Une étape dans l’entonnoir de la conversion
Les moyens qui sont mis œuvre pour favoriser la découverte sont aussi diversifiés que les espaces qui composent le numérique. En voici un aperçu: techniques de référencement et de rédaction pour moteurs de recherche, métadonnées normalisées pour un service de vidéo sur demande et stratégie éditoriale pour un réseau social. Cependant, quelque soit l’espace numérique visé, favoriser la découverte d’une offre n’est qu’une étape dans l’entonnoir de la conversion: découvrir une chose ne la rend pas nécessairement désirable et ne se traduira pas automatiquement en accomplissement de l’action souhaitée.

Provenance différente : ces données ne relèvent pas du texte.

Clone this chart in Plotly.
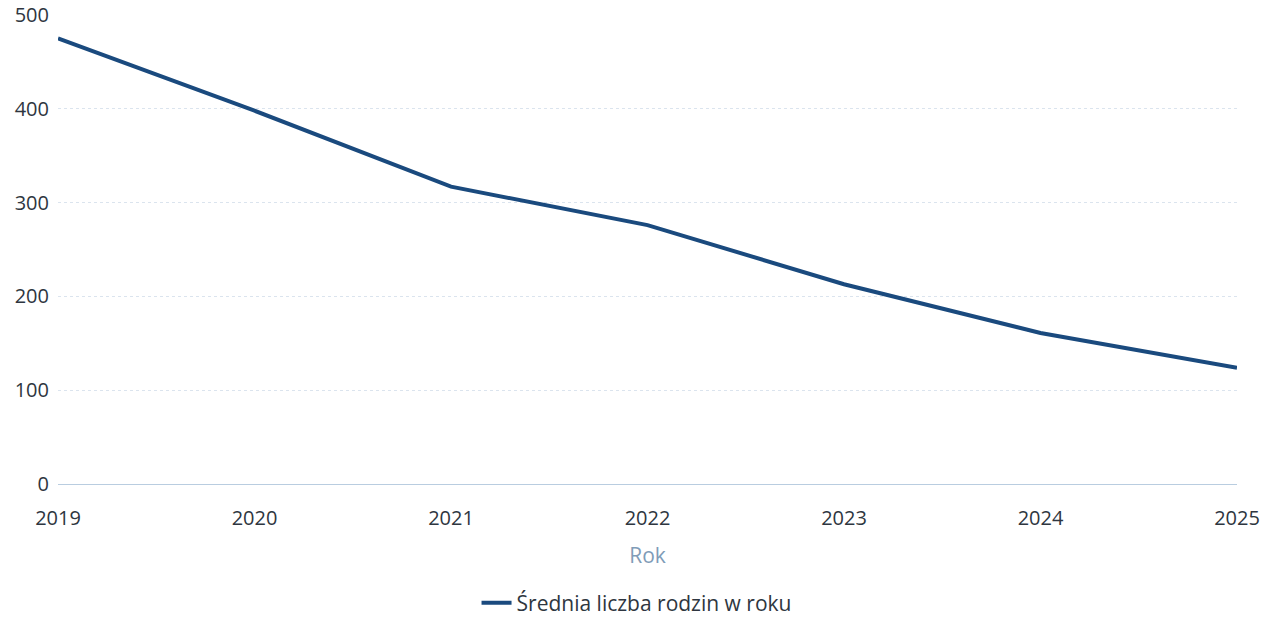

Comment améliorer le potentiel des données ouvertes et liées
Les initiatives de données ouvertes et liées sont-elles toujours pertinentes? Oui, bien sûr. Mais, pour que ces projets aient une incidence mesurable il est impératif que les bailleurs de fonds développent une expertise interne et une veille sur ce qui peut effectivement être fait avec des données. Il faut également développer une méthodologie de projet qui comprend un important volet d’analyse et de stratégie de marché, puisque la découvrabilité vise à développer et fidéliser des publics. Ce volet, qui devrait être obligatoire afin de passer à l’étape de mise en œuvre de la solution, pourrait être réalisé en mode collectif, selon le domaine ou le territoire.

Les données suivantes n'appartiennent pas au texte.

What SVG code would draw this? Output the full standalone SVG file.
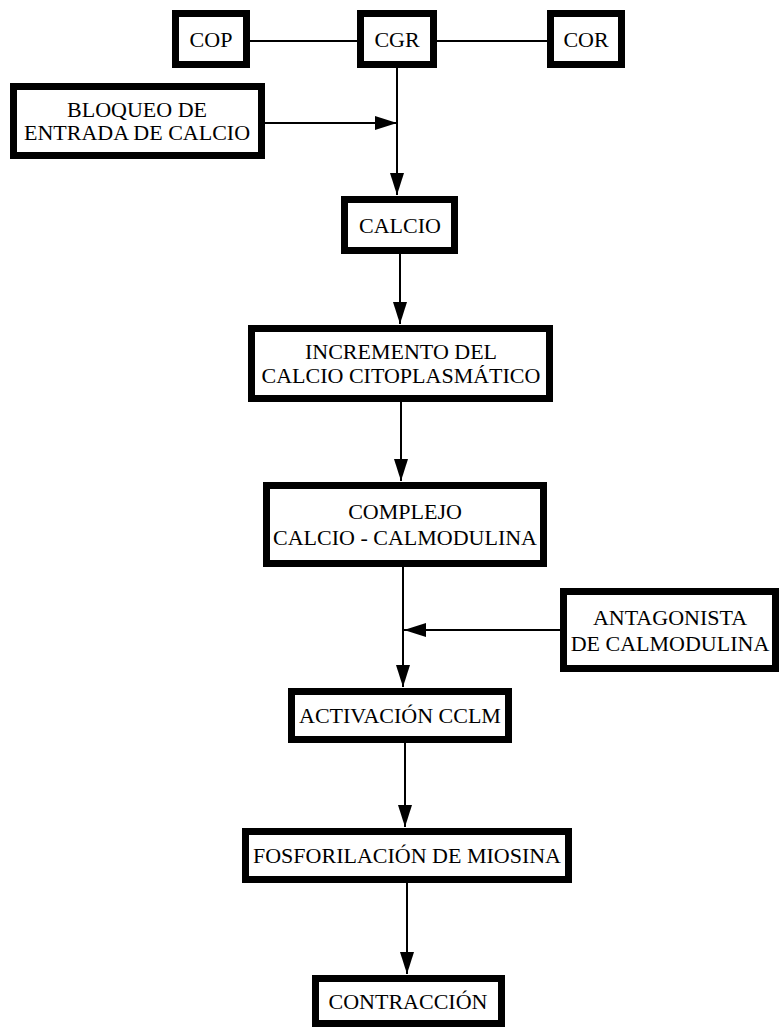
<svg xmlns="http://www.w3.org/2000/svg" width="781" height="1028" viewBox="0 0 781 1028">
<style>
.box{fill:#fff;stroke:#000;stroke-width:7}
text{font-family:'Liberation Serif','Times New Roman','DejaVu Serif',serif;font-size:22px;fill:#000;text-anchor:middle}
.c{stroke:#000;stroke-width:2;fill:none}
</style>
<defs>
<marker id="ah" markerUnits="userSpaceOnUse" markerWidth="24" markerHeight="16" refX="22" refY="7" orient="auto" viewBox="0 0 24 16">
<path d="M0,0 L22,7 L0,14 z" fill="#000"/>
</marker>
</defs>
<rect width="781" height="1028" fill="#fff"/>
<g id="connectors">
<line class="c" x1="250" y1="41" x2="357" y2="41"/>
<line class="c" x1="437" y1="41" x2="547" y2="41"/>
<line class="c" x1="397" y1="68" x2="397" y2="195" marker-end="url(#ah)"/>
<line class="c" x1="265" y1="123" x2="397" y2="123" marker-end="url(#ah)"/>
<line class="c" x1="400" y1="254" x2="400" y2="324" marker-end="url(#ah)"/>
<line class="c" x1="401" y1="402" x2="401" y2="481" marker-end="url(#ah)"/>
<line class="c" x1="403" y1="567" x2="403" y2="687" marker-end="url(#ah)"/>
<line class="c" x1="560" y1="630" x2="404" y2="630" marker-end="url(#ah)"/>
<line class="c" x1="405" y1="743" x2="405" y2="827" marker-end="url(#ah)"/>
<line class="c" x1="407" y1="883" x2="407" y2="974" marker-end="url(#ah)"/>
</g>
<g id="cop"><rect class="box" x="175.5" y="13.5" width="71" height="51"/><text x="211" y="47">COP</text></g>
<g id="cgr"><rect class="box" x="360.5" y="13.5" width="73" height="51"/><text x="397" y="47">CGR</text></g>
<g id="cor"><rect class="box" x="550.5" y="13.5" width="71" height="51"/><text x="586" y="47">COR</text></g>
<g id="bloqueo"><rect class="box" x="13.5" y="86.5" width="248" height="69"/><text x="137" y="117">BLOQUEO DE</text><text x="137" y="140">ENTRADA DE CALCIO</text></g>
<g id="calcio"><rect class="box" x="344.5" y="199.5" width="110" height="51"/><text x="400" y="233">CALCIO</text></g>
<g id="incremento"><rect class="box" x="251.5" y="328.5" width="298" height="70"/><text x="401" y="359">INCREMENTO DEL</text><text x="401" y="383">CALCIO CITOPLASMÁTICO</text></g>
<g id="complejo"><rect class="box" x="266.5" y="485.5" width="277" height="78"/><text x="405" y="519">COMPLEJO</text><text x="405" y="545">CALCIO - CALMODULINA</text></g>
<g id="antagonista"><rect class="box" x="563.5" y="591.5" width="212" height="77"/><text x="670" y="625">ANTAGONISTA</text><text x="670" y="651">DE CALMODULINA</text></g>
<g id="activacion"><rect class="box" x="291.5" y="691.5" width="217" height="48"/><text x="400" y="723">ACTIVACIÓN CCLM</text></g>
<g id="fosforilacion"><rect class="box" x="245.5" y="831.5" width="323" height="48"/><text x="407" y="863">FOSFORILACIÓN DE MIOSINA</text></g>
<g id="contraccion"><rect class="box" x="315.5" y="978.5" width="186" height="45"/><text x="408" y="1009">CONTRACCIÓN</text></g>
</svg>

Pour favoriser significativement la découvrabilité et, ainsi améliorer la probabilité d’obtenir des résultats tangibles, il faut du temps. Les 12 mois accordés par l’Appel de projets pour réaliser un projet de cette ampleur ne permettront pas d’en planifier et réaliser les différentes phases.
4 phases d’un projet de données ouvertes et liées
Une initiative qui repose sur la production de données pour faire découvrir un contenu ou une offre culturelle devrait être composée de quatre phases:
- Production de données ouvertes et liées;
- Conception d’un dispositif d’interrogation et d’exploration des données (SPARQL ou versement des données dans Wikidata);
- Production de pages web (mise en page et texte en HTML), comme celles de Wikipédia;
- Stratégie de promotion et partenariats visant à inciter des publics cibles à utiliser le dispositif ou visiter les pages web.
- La libération de données est en soi un projet qui peut demander plusieurs mois de travail. Il faut également élaborer le modèle de données qui permettra de générer de l’information utile et originale pour le public cible.
- Le dispositif d’interrogation est essentiel car il peut être conçu de manière à rendre l’information accessible et lisible pour le commun des mortels.
- C’est cependant, la production de pages web qui présente le plus fort potentiel de découvrabilité car c’est l’unique forme de représentation de l’information utilisable pour un moteur de recherche comme Google.
- Mais tout cela ne se traduira pas nécessairement en visites et en actions souhaitées auprès de publics qui sont désormais bien habitués à être sollicités sans sortir de leurs réseaux sociaux favoris.
***
Alors que les technologies de l’information sont entrées dans le domaine du langage, nous ne devrions pas nous en remettre à la simple production de données pour attirer, séduire et fidéliser des publics et clientèles. Nous perdrions toute initiative et ne serions que plus dépendants de ceux que nous désignons comme des menaces.